The EU debate, thus far, has been dominated by the voices of big business and right wing politicians. The media coverage has been skewed toward these interests with, for example, not one trade union leader or representative of working people given a platform to speak on such programmes as BBC Question Time and Newsnight.
There has already been much heat and a severe lack of light in the debate over whether Britain should leave the European Union.
The referendum starting gun was fired after Prime Minister David Cameron came back from Brussels waving his new deal for Britain in the EU. The deal related little to worker’s rights, focusing instead on protecting the interests of finance capital and cutting migrant’s rights to benefits.
The EU is by no means a perfect construct: undemocratic in many ways, taking sovereignty from member states and doing the will of its neo-liberal masters - it has become big and unwieldy.
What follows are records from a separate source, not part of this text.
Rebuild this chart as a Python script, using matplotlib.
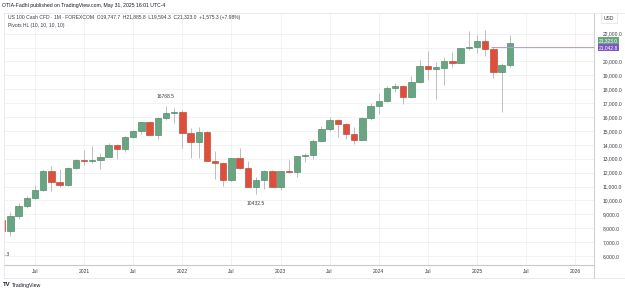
import matplotlib

matplotlib.use("Agg")
import matplotlib.pyplot as plt
import matplotlib.transforms as mtransforms
from matplotlib.lines import Line2D
import numpy as np

# monthly candles, Mar 2020 .. May 2025 (US 100 cash CFD)
months = [
    "2020-03", "2020-04", "2020-05", "2020-06", "2020-07", "2020-08", "2020-09", "2020-10",
    "2020-11", "2020-12", "2021-01", "2021-02", "2021-03", "2021-04", "2021-05", "2021-06",
    "2021-07", "2021-08", "2021-09", "2021-10", "2021-11", "2021-12", "2022-01", "2022-02",
    "2022-03", "2022-04", "2022-05", "2022-06", "2022-07", "2022-08", "2022-09", "2022-10",
    "2022-11", "2022-12", "2023-01", "2023-02", "2023-03", "2023-04", "2023-05", "2023-06",
    "2023-07", "2023-08", "2023-09", "2023-10", "2023-11", "2023-12", "2024-01", "2024-02",
    "2024-03", "2024-04", "2024-05", "2024-06", "2024-07", "2024-08", "2024-09", "2024-10",
    "2024-11", "2024-12", "2025-01", "2025-02", "2025-03", "2025-04", "2025-05",
]
opens = [
    8590, 7800, 8880, 9600, 10190, 10750, 12115, 11350,
    11090, 12300, 12900, 12830, 12930, 13140, 13990, 13680,
    14580, 15000, 15620, 14700, 15910, 16270, 16340, 14880,
    14220, 14900, 12860, 12670, 11470, 13030, 12310, 10990,
    11470, 12120, 10990, 12120, 12020, 13190, 13270, 14270,
    15140, 15760, 15500, 14780, 14350, 15910, 16810, 17170,
    18060, 18250, 17410, 18490, 19700, 19430, 19560, 20030,
    19900, 20940, 21060, 21470, 20870, 19210, 19747.7,
]
highs = [
    9000, 9190, 9810, 10320, 11110, 12190, 12470, 12260,
    12380, 12960, 13630, 13940, 13390, 14100, 14040, 14630,
    15060, 15660, 15710, 15980, 16768.5, 16620, 16500, 15230,
    15300, 14990, 13580, 12790, 13070, 13750, 12850, 11700,
    12190, 12190, 12140, 12900, 13220, 13390, 14450, 15370,
    15980, 15830, 15590, 15300, 15980, 16990, 17700, 18250,
    18420, 18300, 18970, 20100, 20770, 19990, 20340, 20660,
    21000, 22190, 21900, 22260, 21060, 19860, 21885.8,
]
lows = [
    6771.3, 7440, 8660, 9460, 10100, 10700, 10700, 10990,
    11040, 12240, 12550, 12690, 12240, 13100, 12980, 13500,
    14480, 14780, 14700, 14420, 15800, 15550, 13750, 13070,
    13030, 12830, 11520, 11040, 11420, 12240, 10940, 10432.5,
    10800, 10940, 10750, 11980, 11700, 12780, 12980, 14220,
    15020, 14580, 14420, 14060, 14350, 15780, 16210, 17050,
    17820, 16940, 17340, 18420, 18660, 17300, 18300, 19620,
    19880, 20820, 20580, 20420, 18830, 16340, 19594.3,
]
closes = [
    7800, 8880, 9600, 10190, 10750, 12115, 11350, 11090,
    12300, 12900, 12830, 12930, 13140, 13990, 13680, 14580,
    15000, 15620, 14700, 15910, 16270, 16340, 14880, 14220,
    14900, 12860, 12670, 11470, 13030, 12310, 10990, 11470,
    12120, 10990, 12120, 12020, 13190, 13270, 14270, 15140,
    15760, 15500, 14780, 14350, 15910, 16810, 17170, 18060,
    18250, 17410, 18490, 19670, 19430, 19610, 20030, 19900,
    20940, 21060, 21470, 20870, 19210, 19747.7, 21323.0,
]

# pivot high/low labels
pivot_months = ["2020-03", "2021-11", "2022-10"]
pivot_values = [6771.3, 16768.5, 10432.5]
pivot_kinds = ["low", "high", "low"]

last_price = 21323.0
pivot_line = 21042.8
pivot_line_from = "2025-03"

price_ticks = list(range(6000, 23000, 1000))
hidden_ticks = [21000]  # sits under the price tags
time_labels = ["Jul", "2021", "Jul", "2022", "Jul", "2023", "Jul", "2024",
               "Jul", "2025", "Jul", "2026"]

header = "OTIA-Fadhl published on TradingView.com, May 31, 2025 16:01 UTC-4"
legend1 = ("US 100 Cash CFD · 1M · FOREXCOM  O19,747.7  H21,885.8  L19,594.3  "
           "C21,323.0  +1,575.3 (+7.98%)")
legend2 = "Pivots HL (10, 10, 10, 10)"

UP, UP_EDGE = "#6aa583", "#3f7d59"
DOWN, DOWN_EDGE = "#dd4f3b", "#b53a29"
WICK = "#bdbdbd"
GRID = "#f0f0f0"
TXT = "#3a3d45"

plt.rcParams["font.family"] = ["Liberation Sans", "DejaVu Sans"]


def month_index(m):
    # months after Jul 2020
    y, mo = map(int, m.split("-"))
    return (y - 2020) * 12 + (mo - 7)


W, H = 625, 293
fig = plt.figure(figsize=(W / 100, H / 100), dpi=100)
ax = fig.add_axes([4 / W, (H - 265) / H, (594 - 4) / W, (265 - 13) / H])

x = np.array([month_index(m) for m in months], dtype=float)
o, h, l, c = map(np.array, (opens, highs, lows, closes))
up = c >= o
ax.vlines(x, l, h, color=WICK, lw=0.7, zorder=2)
body = np.maximum(np.abs(c - o), 60)
ax.bar(x, body, bottom=np.minimum(o, c), width=0.78,
       color=np.where(up, UP, DOWN), edgecolor=np.where(up, UP_EDGE, DOWN_EDGE),
       linewidth=0.4, zorder=3)

for m, v, kind in zip(pivot_months, pivot_values, pivot_kinds):
    off = 5 if kind == "high" else -5
    ax.annotate(f"{v}", (month_index(m), v), xytext=(0, off), textcoords="offset points",
                ha="center", va="bottom" if kind == "high" else "top",
                fontsize=3.6, color=TXT, annotation_clip=False, clip_on=True)

ax.hlines(pivot_line, month_index(pivot_line_from) - 0.3, 80, color="#b39ddb", lw=0.7, zorder=4)

ax.set_xlim(-3.79, 68.3)
ax.set_ylim(5353, 23482)
ax.set_yticks(price_ticks)
ax.set_yticklabels(["" if v in hidden_ticks else f"{v:,.1f}" for v in price_ticks])
ax.yaxis.tick_right()
ax.set_xticks(np.arange(0, 67, 6))
ax.set_xticklabels(time_labels)
ax.tick_params(axis="both", length=0, labelsize=3.6, labelcolor=TXT)
ax.tick_params(axis="y", pad=6)
ax.tick_params(axis="x", pad=3)
ax.grid(True, color=GRID, lw=0.6, zorder=0)
ax.set_axisbelow(True)
for side in ("top", "left"):
    ax.spines[side].set_visible(False)
ax.spines["bottom"].set_color("#c9c9c9")
ax.spines["right"].set_color("#d0d0d0")
ax.spines["bottom"].set_linewidth(0.8)
ax.spines["right"].set_linewidth(0.8)

# price tags on the right scale, stacked like the TradingView scale does
tr = mtransforms.blended_transform_factory(ax.transAxes, ax.transData)
for val, col, dy in ((last_price, UP, 1.6), (pivot_line, "#7e57c2", -0.6)):
    ax.annotate(f"{val:,.1f}", (1.0, val), xycoords=tr, xytext=(3.5, dy),
                textcoords="offset points", ha="left", va="center", fontsize=3.5,
                color="white", annotation_clip=False, zorder=6,
                bbox=dict(boxstyle="square,pad=0.2", fc=col, ec="none"))

# frame lines and texts outside the axes
fig.add_artist(Line2D([4 / W, 1], [1 - 13 / H] * 2, color="#e6e6e6", lw=0.6))
fig.add_artist(Line2D([4 / W, 4 / W], [1 - 13 / H, 1 - 278 / H], color="#e6e6e6", lw=0.6))
fig.add_artist(Line2D([4 / W, 1], [1 - 278 / H] * 2, color="#e6e6e6", lw=0.6))
fig.add_artist(Line2D([594 / W] * 2, [1 - 265 / H, 1 - 278 / H], color="#d0d0d0", lw=0.8))
fig.text(2 / W, 1 - 6 / H, header, fontsize=3.7, color="#131722", va="center")
fig.text(8 / W, 1 - 18 / H, legend1, fontsize=3.6, color=TXT, va="center")
fig.text(8 / W, 1 - 25 / H, legend2, fontsize=3.6, color=TXT, va="center")
fig.text(609 / W, 1 - 18 / H, "USD", fontsize=3.6, color=TXT, ha="center", va="center",
         bbox=dict(boxstyle="square,pad=0.5", fc="white", ec="#e0e0e0", lw=0.5))
fig.text(3 / W, 1 - 285 / H, "TV", fontsize=4.2, color="#131722", va="center", weight="bold")
fig.text(12 / W, 1 - 285 / H, "TradingView", fontsize=3.8, color="#131722", va="center")

fig.savefig("out.png", dpi=100, facecolor="white")
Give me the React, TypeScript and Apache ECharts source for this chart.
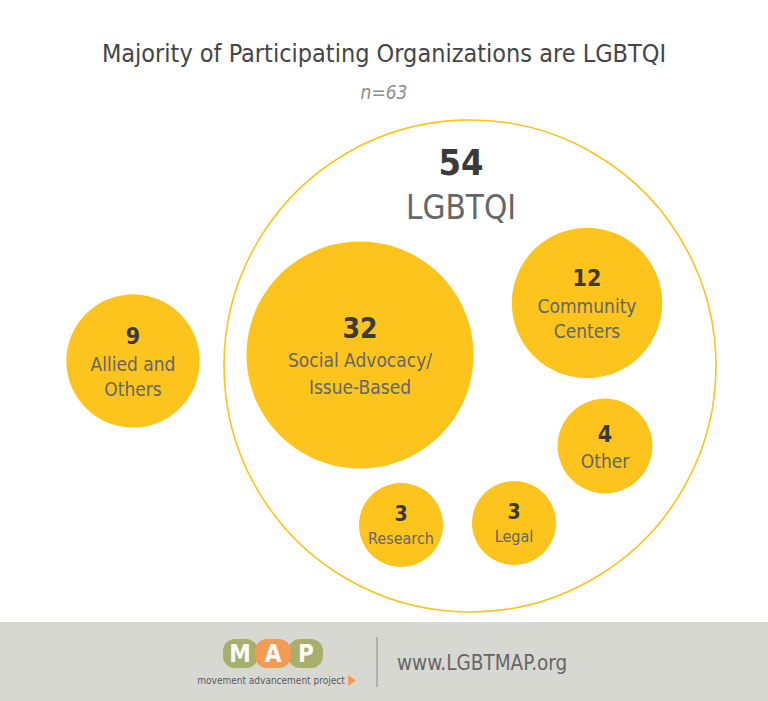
import React, { useEffect, useRef } from "react";
import * as echarts from "echarts";

const FONT = "'DejaVu Sans Condensed', 'Liberation Sans Narrow', Roboto, sans-serif";
const YELLOW = "#FCC41C";

const titleText = "Majority of Participating Organizations are LGBTQI";
const subtitleText = "n=63";

const groupTotal = 54;
const groupName = "LGBTQI";

const categories = ["Social Advocacy/\nIssue-Based", "Community\nCenters", "Other", "Research", "Legal", "Allied and\nOthers"];
const values = [32, 12, 4, 3, 3, 9];
// layout coordinates (chart space) for each bubble
const layoutX = [360, 587, 605, 401, 514, 133];
const layoutY = [355, 303, 446, 525, 523, 361];
const groupCenter = [470, 366];

const sizeOf = (v: number) => 84 * Math.pow(v / 3, 0.42);

export default function App() {
  const ref = useRef<HTMLDivElement>(null);
  useEffect(() => {
    if (!ref.current) return;
    const chart = echarts.init(ref.current, undefined, { renderer: "svg" });
    const bubbleData = values.map((v, i) => ({
      value: [layoutX[i], layoutY[i], v],
      name: categories[i],
    }));
    chart.setOption({
      animation: false,
      backgroundColor: "#ffffff",
      textStyle: { fontFamily: FONT },
      title: {
        text: titleText,
        subtext: subtitleText,
        left: "center",
        top: 34,
        itemGap: 15,
        textStyle: { fontFamily: FONT, fontSize: 25, fontWeight: "normal", color: "#454545", lineHeight: 28 },
        subtextStyle: { fontFamily: FONT, fontSize: 19, fontStyle: "italic", color: "#8c8c8c", lineHeight: 20 },
      },
      grid: { left: 0, right: 0, top: 0, bottom: 0 },
      xAxis: { type: "value", min: 0, max: 768, show: false },
      yAxis: { type: "value", min: 0, max: 701, inverse: true, show: false },
      series: [
        {
          type: "scatter",
          z: 1,
          symbol: "circle",
          symbolSize: 492,
          silent: true,
          data: [{ value: [groupCenter[0], groupCenter[1], groupTotal], name: groupName }],
          itemStyle: { color: "#ffffff", borderColor: YELLOW, borderWidth: 1.6, opacity: 1 },
          label: {
            show: true,
            position: "inside",
            offset: [-9, -181],
            formatter: (p: any) => `{v|${p.value[2]}}\n{n|${p.name}}`,
            rich: {
              v: { fontFamily: FONT, fontSize: 36, fontWeight: "bold", color: "#3a3a3a", lineHeight: 44, align: "center" },
              n: { fontFamily: FONT, fontSize: 33, color: "#666666", lineHeight: 46, align: "center" },
            },
          },
        },
        {
          type: "scatter",
          z: 2,
          symbol: "circle",
          symbolSize: (val: number[]) => sizeOf(val[2]),
          data: bubbleData,
          itemStyle: { color: YELLOW, opacity: 1 },
          label: {
            show: true,
            position: "inside",
            formatter: (p: any) => {
              const v = p.value[2];
              const k = v >= 20 ? "L" : v >= 4 ? "M" : "S";
              const lines = String(p.name).split("\n").map((s: string) => `{n${k}|${s}}`).join("\n");
              return `{v${k}|${v}}\n${lines}`;
            },
            rich: {
              vL: { fontFamily: FONT, fontSize: 28, fontWeight: "bold", color: "#3a3a3a", lineHeight: 36, align: "center" },
              nL: { fontFamily: FONT, fontSize: 19, color: "#666666", lineHeight: 27, align: "center" },
              vM: { fontFamily: FONT, fontSize: 23, fontWeight: "bold", color: "#3a3a3a", lineHeight: 30, align: "center" },
              nM: { fontFamily: FONT, fontSize: 19, color: "#666666", lineHeight: 25, align: "center" },
              vS: { fontFamily: FONT, fontSize: 21, fontWeight: "bold", color: "#3a3a3a", lineHeight: 26, align: "center" },
              nS: { fontFamily: FONT, fontSize: 16, color: "#666666", lineHeight: 22, align: "center" },
            },
          },
        },
      ],
      graphic: [
        { type: "rect", shape: { x: 0, y: 622, width: 768, height: 79 }, style: { fill: "#d8d8d3" }, z: 0 },
        { type: "line", shape: { x1: 377, y1: 637, x2: 377, y2: 687 }, style: { stroke: "#8a8a86", lineWidth: 1 } },
        {
          type: "text",
          x: 397,
          y: 663,
          style: { text: "www.LGBTMAP.org", fill: "#666666", font: `20.5px ${FONT}`, textVerticalAlign: "middle" },
        },
        { type: "rect", shape: { x: 223, y: 639, width: 35, height: 29, r: 12 }, style: { fill: "#a8ae6c" } },
        { type: "rect", shape: { x: 288, y: 639, width: 35, height: 29, r: 12 }, style: { fill: "#a8ae6c" } },
        { type: "rect", shape: { x: 255, y: 639, width: 36, height: 29, r: 12 }, style: { fill: "#f39b52" } },
        { type: "text", x: 240, y: 654, style: { text: "M", fill: "#ffffff", font: `bold 24px ${FONT}`, align: "center", verticalAlign: "middle" } },
        { type: "text", x: 273, y: 654, style: { text: "A", fill: "#ffffff", font: `bold 24px ${FONT}`, align: "center", verticalAlign: "middle" } },
        { type: "text", x: 306, y: 654, style: { text: "P", fill: "#ffffff", font: `bold 24px ${FONT}`, align: "center", verticalAlign: "middle" } },
        {
          type: "text",
          x: 271,
          y: 680,
          style: { text: "movement advancement project", fill: "#5a5a5a", font: `10px ${FONT}`, align: "center", verticalAlign: "middle" },
        },
        { type: "polygon", shape: { points: [[348, 675], [356, 680.5], [348, 686]] }, style: { fill: "#f39b52" } },
      ],
    });
    return () => chart.dispose();
  }, []);
  return <div ref={ref} style={{ width: 768, height: 701, position: "absolute", left: 0, top: 0 }} />;
}
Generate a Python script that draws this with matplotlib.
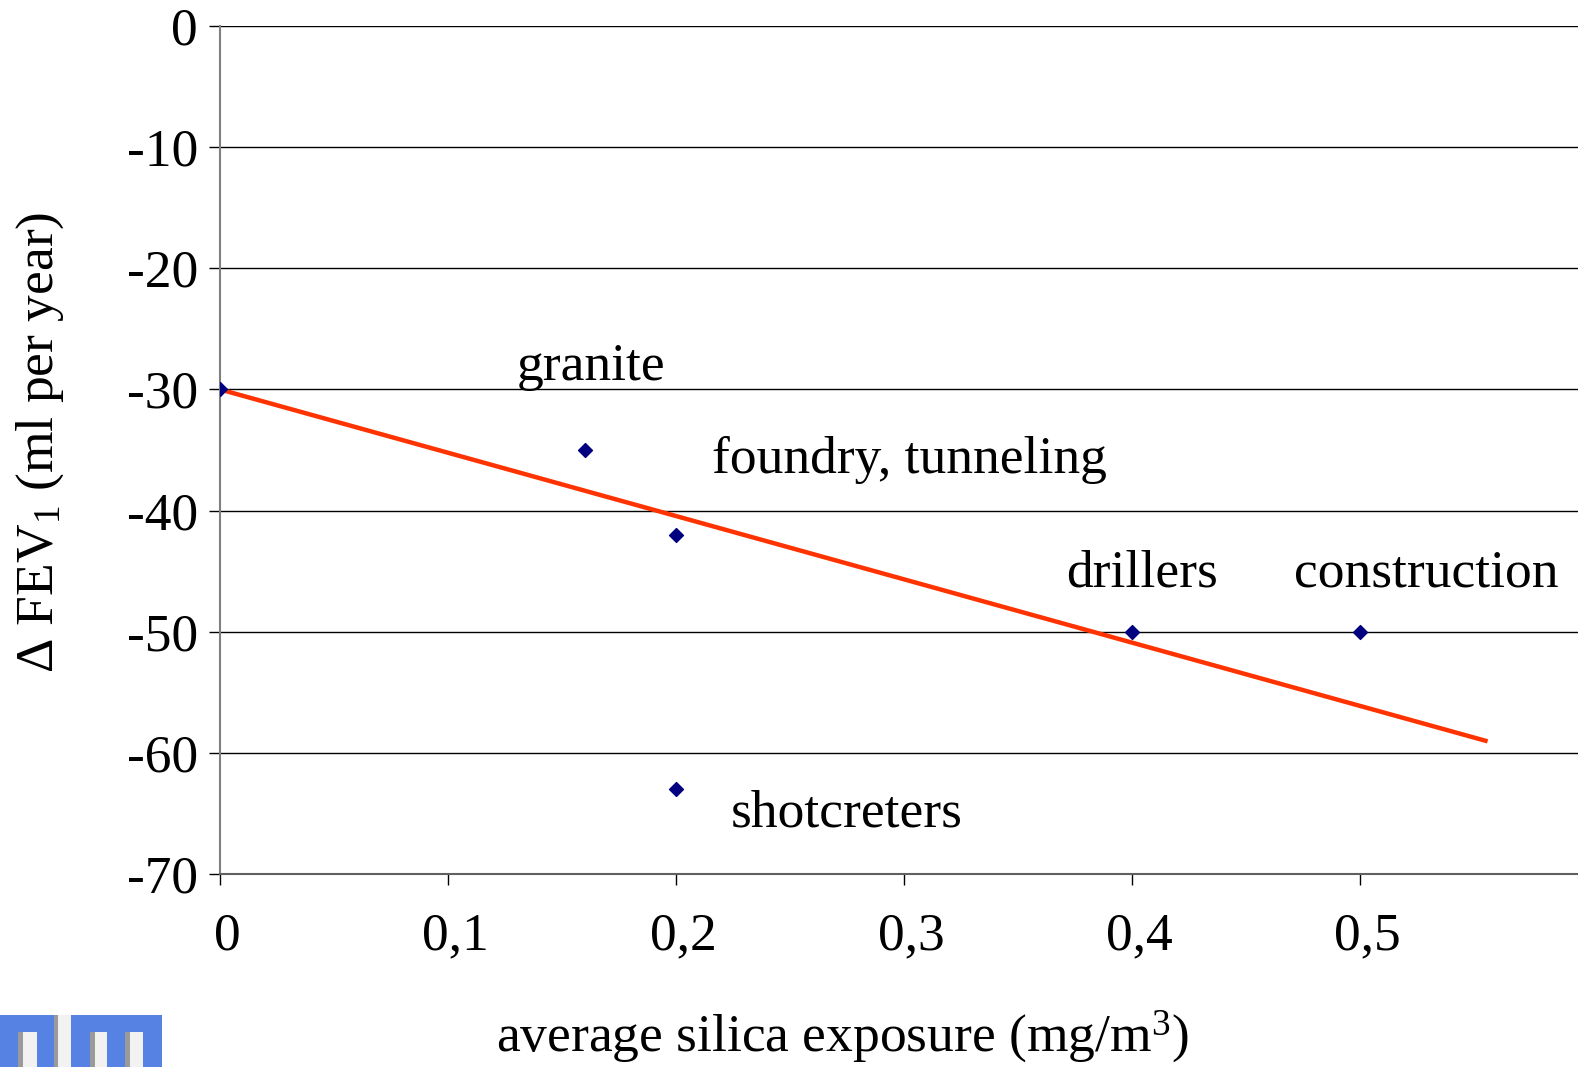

All that said, the EU has not just been about business, it has also provided a bulwark for the defence of trade union rights.
Back in 1988, then EU President Jacques Delors argued that the free market must have rules, that Europe must deliver real benefits for workers and that trade unions must have an equal place at the table.
Many of the worker’s rights were contained in what became known as the “Social Chapter”, which John Major’s Government did so much to avoid with its opt out in the early 1990s.
It was only when Labour came to power in 1997 that Britain signed up to the Social Chapter in full. The reticence of successive British governments to embrace the social agenda over the years is something to be born in mind, when assessing whether it is wise to leave worker’s rights totally in the gift of Westminster politicians.
Among the gains for workers, achieved as a result of the Social Chapter have been the right to 20 days paid annual leave a year, the right not to be forced to work more than 48 hours a week on average, the right to equal treatment for part-time, fixed term and agency workers, the right to high standards of health and safety at work and protection for workers subject to outsourcing or business buyouts.
In terms of equality, the EU has also offered a lead, pushing the right to equal pay and protection from discrimination in the workplace on grounds of sexual orientation, gender reassignment, age and religion or belief.
Women have gained, winning the right to paid time off for anti-natal appointments and protection for pregnant women and new mothers in the workplace. Parents also have the right to 18 weeks parental leave per child.
The TUC estimate that six million workers gained new or enhanced rights to paid holidays due to the EU (2 million of who previously had no annual leave). Some 400,000 part time workers, mostly women, gained improved pay and conditions when equal treatment rights were introduced.